Would You Like To Know More?
Although there is lots of fun in Terran Command, it’s impossible to escape the sensation of it being hopelessly stuck in the last century. There’s absolutely nothing here that wasn’t experienced a thousand times before. Twenty-two years ago, Starship Troopers: Terran Ascendancy was a much more advanced game, full of fresh ideas. It had meta progression, RPG elements, a story with higher stakes, and even better pathfinding. Its rocket troopers could fire mini-nukes, unlike the same unit from Terran Command. Another thing lacking from this game is the sense of combat weight. The typical bug wave looks like an unstoppable force, but there’s no kinetic clash when they reach your troops. No troopers and/or limbs are being thrown around; they just stay there and nibble at your unit, which fires at them without evident urgency.

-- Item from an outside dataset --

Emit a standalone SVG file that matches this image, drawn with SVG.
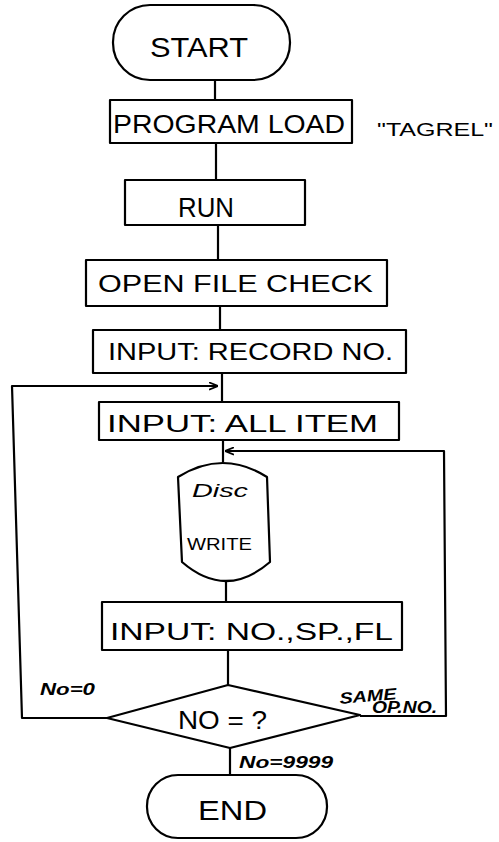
<svg xmlns="http://www.w3.org/2000/svg" width="499" height="842" viewBox="0 0 499 842">
  <style>
    .shape { fill: #fff; stroke: #000; stroke-width: 2.2; stroke-linejoin: round; }
    .wire { fill: none; stroke: #000; stroke-width: 2.2; stroke-linejoin: round; }
    .lbl { font-family: "Liberation Sans", "DejaVu Sans", sans-serif; fill: #000; }
    .big { font-size: 28px; }
    .mid { font-size: 24px; }
    .note { font-size: 16px; font-style: italic; font-weight: bold; }
  </style>
  <defs>
    <marker id="arrow" viewBox="0 0 10 10" refX="10" refY="5" markerWidth="9" markerHeight="9" markerUnits="userSpaceOnUse" orient="auto">
      <path d="M0 1 L10 5 L0 9" fill="none" stroke="#000" stroke-width="2"/>
    </marker>
  </defs>

  <rect width="499" height="842" fill="#fff"/>

  <!-- connectors -->
  <g id="connectors">
    <line class="wire" x1="215" y1="80" x2="215" y2="100"/>
    <line class="wire" x1="216" y1="143" x2="216" y2="180"/>
    <line class="wire" x1="218" y1="225" x2="218" y2="260"/>
    <line class="wire" x1="220" y1="306" x2="220" y2="330"/>
    <line class="wire" x1="222" y1="373" x2="222" y2="402"/>
    <line class="wire" x1="223" y1="440" x2="223" y2="462"/>
    <line class="wire" x1="226" y1="582" x2="226" y2="602"/>
    <line class="wire" x1="228" y1="650" x2="228" y2="685"/>
    <line class="wire" x1="230" y1="748" x2="230" y2="775"/>
    <!-- NO = 0 : back to record entry -->
    <path class="wire" d="M107 718 L22 718 L12 386 L218 386" marker-end="url(#arrow)"/>
    <!-- same op. no. : back to disc write -->
    <path class="wire" d="M360 716 L446 716 L444 451 L225 451" marker-end="url(#arrow)"/>
  </g>

  <g id="start">
    <rect class="shape" x="113" y="5" width="177" height="75" rx="37" ry="37"/>
    <text class="lbl big" x="150" y="57" textLength="98" lengthAdjust="spacingAndGlyphs">START</text>
  </g>

  <g id="program-load">
    <rect class="shape" x="110" y="100" width="242" height="43"/>
    <text class="lbl" x="113" y="133" font-size="26" textLength="232" lengthAdjust="spacingAndGlyphs">PROGRAM LOAD</text>
    <text class="lbl" x="377" y="136" font-size="19" textLength="116" lengthAdjust="spacingAndGlyphs">"TAGREL"</text>
  </g>

  <g id="run">
    <rect class="shape" x="125" y="180" width="180" height="45"/>
    <text class="lbl big" x="178" y="217" textLength="56" lengthAdjust="spacingAndGlyphs">RUN</text>
  </g>

  <g id="open-file-check">
    <rect class="shape" x="86" y="260" width="301" height="46"/>
    <text class="lbl mid" x="98" y="292" textLength="275" lengthAdjust="spacingAndGlyphs">OPEN FILE CHECK</text>
  </g>

  <g id="input-record">
    <rect class="shape" x="93" y="330" width="313" height="43"/>
    <text class="lbl mid" x="108" y="360" textLength="285" lengthAdjust="spacingAndGlyphs">INPUT: RECORD NO.</text>
  </g>

  <g id="input-all-item">
    <rect class="shape" x="99" y="402" width="300" height="38"/>
    <text class="lbl mid" x="107" y="432" textLength="271" lengthAdjust="spacingAndGlyphs">INPUT: ALL ITEM</text>
  </g>

  <g id="disc-write">
    <path class="shape" d="M178 477 Q223 449 267 477 L270 562 Q226 600 182 562 Z"/>
    <text class="lbl" x="192" y="497" font-size="18" font-style="italic" textLength="56" lengthAdjust="spacingAndGlyphs">Disc</text>
    <text class="lbl" x="187" y="550" font-size="17" textLength="65" lengthAdjust="spacingAndGlyphs">WRITE</text>
  </g>

  <g id="input-no-sp-fl">
    <rect class="shape" x="102" y="602" width="300" height="48"/>
    <text class="lbl mid" x="110" y="640" textLength="283" lengthAdjust="spacingAndGlyphs">INPUT: NO.,SP.,FL</text>
  </g>

  <g id="decision">
    <path class="shape" d="M228 685 L360 715 L230 748 L107 718 Z"/>
    <text class="lbl" x="178" y="729" font-size="25" textLength="89" lengthAdjust="spacingAndGlyphs">NO = ?</text>
    <text class="lbl note" x="40" y="695" textLength="55" lengthAdjust="spacingAndGlyphs">No=0</text>
    <text class="lbl note" x="340" y="704" transform="rotate(-5 340 704)" textLength="57" lengthAdjust="spacingAndGlyphs">SAME</text>
    <text class="lbl note" x="372" y="713" font-size="13" textLength="65" lengthAdjust="spacingAndGlyphs">OP.NO.</text>
    <text class="lbl note" x="239" y="768" font-size="18" textLength="94" lengthAdjust="spacingAndGlyphs">No=9999</text>
  </g>

  <g id="end">
    <rect class="shape" x="147" y="775" width="180" height="63" rx="31" ry="31"/>
    <text class="lbl big" x="198" y="820" textLength="69" lengthAdjust="spacingAndGlyphs">END</text>
  </g>
</svg>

Starship Troopers: Terran Command is a good investment for any classic RTS enthusiast who appreciates single-player above all else. It doesn’t have much staying power, though, having nothing to offer besides the campaign. It’s fun while it lasts, but it doesn’t last very long.
- Classic, no-nonsense RTS like dad used to play.
- Solid campaign with a couple of unexpected turns.
- Defensive missions are a blast!
- No bug campaign, no skirmish, no multiplayer, no scenario editor.
- Missions wildly spike in difficulty after a while.